Long-time convergence of an Adaptive Biasing Force method: the bi-channel case (1005.0206v1)

Abstract: We present convergence results for an adaptive algorithm to compute free energies, namely the adaptive biasing force (ABF) method. The free energy is the effective potential associated to a so-called reaction coordinate (RC). Computing free energy differences remains an important challenge in molecular dynamics due to the presence of meta-stable regions in the potential energy surface. The ABF method uses an on-the-fly estimate of the free energy to bias dynamics and overcome metastability.
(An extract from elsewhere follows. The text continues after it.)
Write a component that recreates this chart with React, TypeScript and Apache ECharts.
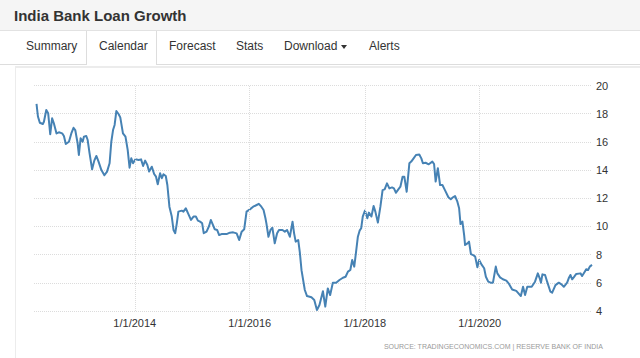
import React, { useEffect, useRef } from "react";
import * as echarts from "echarts";

const title = "India Bank Loan Growth";
const navItems = ["Summary", "Calendar", "Forecast", "Stats", "Download", "Alerts"];
const navX = [26, 99, 169, 236, 284, 369];
const sourceText = "SOURCE: TRADINGECONOMICS.COM | RESERVE BANK OF INDIA";

const xMin = "2012-04-01";
const xMax = "2021-12-14";
const tickDates = ["2014-01-01", "2016-01-01", "2018-01-01", "2020-01-01"];
const yMin = 4;
const yMax = 20;
const yStep = 2;

const dates = [
  "2012-04-17","2012-04-26","2012-05-08","2012-05-27","2012-06-03","2012-06-18","2012-06-30","2012-07-13","2012-07-25","2012-08-05","2012-08-22","2012-09-06","2012-09-27","2012-10-08","2012-10-20","2012-11-09","2012-11-24","2012-12-08","2012-12-19",
  "2013-01-03","2013-01-11","2013-01-22","2013-02-04","2013-02-12","2013-02-27","2013-03-08","2013-03-20","2013-04-05","2013-04-19","2013-05-02","2013-05-16","2013-06-03","2013-06-22","2013-07-09","2013-07-25","2013-08-05","2013-08-16","2013-08-26","2013-09-06","2013-09-21","2013-10-01","2013-10-18","2013-11-03","2013-11-17","2013-11-29","2013-12-10","2013-12-21",
  "2014-01-05","2014-01-26","2014-02-10","2014-02-23","2014-03-08","2014-03-22","2014-04-02","2014-04-19","2014-05-04","2014-05-16","2014-05-27","2014-06-11","2014-06-22","2014-07-02","2014-07-17","2014-07-27","2014-08-09","2014-08-24","2014-09-04","2014-09-15","2014-09-25","2014-10-05","2014-10-26","2014-11-06","2014-11-21","2014-12-07","2014-12-24",
  "2015-01-09","2015-01-24","2015-02-06","2015-02-20","2015-03-05","2015-03-15","2015-04-02","2015-04-18","2015-04-29","2015-05-13","2015-05-24","2015-06-08","2015-06-21","2015-07-06","2015-08-07","2015-08-28","2015-09-18","2015-10-10","2015-10-26","2015-11-11","2015-11-27","2015-12-12",
  "2016-01-02","2016-01-23","2016-02-14","2016-02-28","2016-03-15","2016-03-29","2016-04-10","2016-04-16","2016-04-29","2016-05-12","2016-05-24","2016-06-08","2016-06-23","2016-07-05","2016-07-27","2016-08-11","2016-08-25","2016-09-12","2016-09-29","2016-10-09","2016-10-19","2016-11-04","2016-11-14","2016-11-25","2016-12-16","2016-12-30",
  "2017-01-27","2017-02-14","2017-03-03","2017-03-19","2017-04-10","2017-04-25","2017-05-11","2017-05-26","2017-06-12","2017-07-03","2017-07-24","2017-08-15","2017-09-01","2017-09-16","2017-10-01","2017-10-13","2017-10-26","2017-11-08","2017-11-18","2017-11-29","2017-12-09","2017-12-19",
  "2018-01-02","2018-01-17","2018-01-27","2018-02-12","2018-02-26","2018-03-09","2018-03-25","2018-04-10","2018-04-24","2018-05-07","2018-05-22","2018-06-06","2018-06-23","2018-07-05","2018-07-18","2018-08-02","2018-08-15","2018-08-29","2018-09-09","2018-09-24","2018-10-11","2018-10-23","2018-11-07","2018-11-22","2018-12-13","2018-12-26",
  "2019-01-05","2019-01-22","2019-02-11","2019-03-06","2019-03-17","2019-03-27","2019-04-10","2019-04-24","2019-05-09","2019-05-25","2019-06-16","2019-07-01","2019-07-15","2019-07-28","2019-08-12","2019-08-23","2019-09-01","2019-09-13","2019-09-24","2019-09-30","2019-10-15","2019-10-25","2019-11-06","2019-11-20","2019-12-03","2019-12-17","2019-12-28",
  "2020-01-14","2020-01-29","2020-02-09","2020-02-24","2020-03-10","2020-03-25","2020-04-12","2020-04-22","2020-05-09","2020-05-27","2020-06-18","2020-07-05","2020-07-25","2020-08-20","2020-09-03","2020-09-18","2020-10-02","2020-10-15","2020-10-29","2020-11-26","2020-12-17",
  "2021-01-04","2021-01-16","2021-01-24","2021-02-02","2021-02-19","2021-03-04","2021-03-25","2021-04-05","2021-04-26","2021-05-17","2021-06-03","2021-06-18","2021-07-09","2021-07-19","2021-07-30","2021-08-10","2021-08-20","2021-09-05","2021-10-02","2021-10-12","2021-10-29","2021-11-07","2021-11-19","2021-11-30","2021-12-14",
];

const values = [
  18.7,17.8,17.36,17.27,17.43,18.26,18.03,16.54,17.67,17.32,16.6,16.68,16.6,16.42,15.85,16.01,16.6,17.0,16.84,
  15.9,15.07,16.25,16.01,16.37,16.42,16.13,15.19,14.05,14.67,15.0,14.6,14.0,13.63,13.89,14.48,16.01,16.84,17.2,18.19,17.96,17.74,16.6,16.37,15.43,14.17,14.84,14.48,
  14.76,14.72,14.76,14.29,14.67,14.36,13.89,14.24,13.72,13.53,12.99,13.77,13.42,13.7,13.58,12.94,11.4,10.7,9.75,9.52,10.22,11.05,11.12,11.05,11.29,10.89,10.46,
  10.7,10.7,10.41,10.34,10.22,9.52,9.63,10.03,10.46,10.1,9.8,9.75,9.39,9.46,9.46,9.56,9.58,9.51,9.04,9.63,9.8,11.05,
  11.21,11.4,11.52,11.6,11.4,11.17,10.58,10.22,9.27,9.75,9.91,8.8,9.51,9.75,9.75,9.63,9.75,9.27,10.34,9.51,8.92,9.04,8.2,6.9,5.49,5.06,
  4.97,4.78,4.07,4.43,5.4,4.31,5.6,5.13,6.01,6.01,6.2,6.36,6.43,6.79,6.91,7.62,7.15,8.33,9.27,9.7,9.87,10.7,
  11.12,10.58,10.98,10.7,11.45,11.05,10.27,11.4,12.58,12.63,13.06,12.7,12.77,12.7,12.39,12.63,12.82,13.53,13.53,12.46,14.48,14.6,14.83,15.07,15.1,14.83,
  14.48,14.52,14.41,14.6,14.43,13.18,14.13,12.94,12.94,12.58,12.07,11.93,12.07,12.16,11.76,11.29,10.17,10.34,9.39,8.68,8.8,8.92,8.04,7.97,7.86,7.1,7.62,
  7.27,7.03,6.43,6.08,6.01,6.01,7.15,6.67,6.39,6.25,6.15,5.92,5.53,5.43,5.25,5.06,5.72,5.13,5.72,5.72,6.08,
  6.67,6.32,6.01,6.6,6.56,6.08,5.37,5.3,5.84,6.01,5.89,5.72,6.01,6.32,6.56,6.25,6.39,6.63,6.67,6.48,6.79,6.96,6.91,7.15,7.27,
];

const FONT = '"Liberation Sans", Arial, sans-serif';
const GRID_COLOR = "#dcdcdc";

export default function App() {
  const ref = useRef<HTMLDivElement>(null);

  useEffect(() => {
    if (!ref.current) return;
    const chart = echarts.init(ref.current, undefined, { renderer: "svg" });
    const n = Math.min(dates.length, values.length);
    const seriesData: [string, number][] = [];
    for (let i = 0; i < n; i++) seriesData.push([dates[i], values[i]]);

    const fmt = (s: string) => {
      const [y, m, d] = s.split("-").map(Number);
      return `${m}/${d}/${y}`;
    };

    chart.setOption({
      animation: false,
      backgroundColor: "transparent",
      textStyle: { fontFamily: FONT },
      grid: { left: 34, right: 48, top: 85.5, bottom: 47, containLabel: false },
      xAxis: {
        type: "time",
        min: xMin,
        max: xMax,
        axisLine: { show: false },
        axisTick: { show: false },
        axisLabel: { show: false },
        splitLine: { show: false },
      },
      yAxis: {
        type: "value",
        position: "right",
        min: yMin,
        max: yMax,
        interval: yStep,
        axisLine: { show: false },
        axisTick: { show: false },
        axisLabel: { color: "#333", fontSize: 11, margin: 4 },
        splitLine: {
          show: true,
          lineStyle: { color: GRID_COLOR, type: "dotted", width: 1 },
        },
      },
      graphic: [
        {
          type: "text",
          right: 37,
          top: 343,
          style: {
            text: sourceText,
            fontSize: 7,
            fill: "#9a9a9a",
            fontFamily: FONT,
          },
        },
      ],
      series: [
        {
          type: "line",
          name: "grid",
          data: seriesData,
          showSymbol: false,
          symbol: "none",
          silent: true,
          z: 1,
          lineStyle: { opacity: 0, width: 0 },
          markLine: {
            silent: true,
            symbol: ["none", "none"],
            animation: false,
            lineStyle: { color: GRID_COLOR, type: "dotted", width: 1 },
            label: {
              show: true,
              position: "start",
              distance: 6,
              color: "#333",
              fontSize: 11,
              fontFamily: FONT,
              formatter: (p: any) => fmt(tickDates[p.dataIndex]),
            },
            emphasis: { disabled: true },
            data: tickDates.map((d) => ({ xAxis: d })),
          },
        },
        {
          type: "line",
          name: "India Bank Loan Growth",
          data: seriesData,
          showSymbol: false,
          symbol: "none",
          smooth: false,
          z: 3,
          lineStyle: { color: "#4682b4", width: 2, join: "round" },
          itemStyle: { color: "#4682b4" },
        },
      ],
    });
    return () => chart.dispose();
  }, []);

  return (
    <div
      style={{
        position: "fixed",
        left: 0,
        top: 0,
        width: 640,
        height: 358,
        overflow: "hidden",
        background: "#fff",
        fontFamily: FONT,
      }}
    >
      <div
        style={{
          position: "absolute",
          left: 0,
          top: 0,
          width: 640,
          height: 30,
          background: "#f5f5f5",
          borderBottom: "1px solid #e2e2e2",
        }}
      />
      <div
        style={{
          position: "absolute",
          left: 14,
          top: 8,
          fontSize: 15,
          lineHeight: "15px",
          fontWeight: "bold",
          color: "#333",
          whiteSpace: "nowrap",
        }}
      >
        {title}
      </div>
      <div style={{ position: "absolute", left: 0, top: 64, width: 87, height: 1, background: "#dddddd" }} />
      <div style={{ position: "absolute", left: 156, top: 64, width: 484, height: 1, background: "#dddddd" }} />
      <div
        style={{
          position: "absolute",
          left: 86,
          top: 31,
          width: 69,
          height: 34,
          borderLeft: "1px solid #dddddd",
          borderRight: "1px solid #dddddd",
          background: "#fff",
        }}
      />
      {navItems.map((t, i) => (
        <div
          key={t}
          style={{
            position: "absolute",
            left: navX[i],
            top: 40,
            fontSize: 12,
            lineHeight: "12px",
            color: "#333",
            whiteSpace: "nowrap",
          }}
        >
          {t}
        </div>
      ))}
      <div
        style={{
          position: "absolute",
          left: 341,
          top: 45,
          width: 0,
          height: 0,
          borderLeft: "3.5px solid transparent",
          borderRight: "3.5px solid transparent",
          borderTop: "4px solid #333",
        }}
      />
      <div
        style={{
          position: "absolute",
          left: 15,
          top: 66,
          width: 640,
          height: 300,
          borderLeft: "1px solid #ececec",
          borderTop: "2px solid #ececec",
        }}
      />
      <div
        ref={ref}
        style={{ position: "absolute", left: 0, top: 0, width: 640, height: 358 }}
      />
    </div>
  );
}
Using entropy arguments and logarithmic Sobolev inequalities, previous results have shown that the rate of convergence of the ABF method is limited by the metastable features of the canonical measures conditioned to being at fixed values of the RC. In this paper, we present an improvement on the existing results, in the presence of such metastabilities, which is a generic case encountered in practice. More precisely, we study the so-called bi-channel case, where two channels along the RC direction exist between an initial and final state, the channels being separated from each other by a region of very low probability. With hypotheses made on `channel-dependent' conditional measures, we show on a bi-channel model that we introduce, that the convergence of the ABF method is in fact not limited by metastabilities in directions orthogonal to the RC under two crucial assumptions: (i) exchange between the two channels is possible for some values of the RC and (ii) the free energy is a good bias in each channel.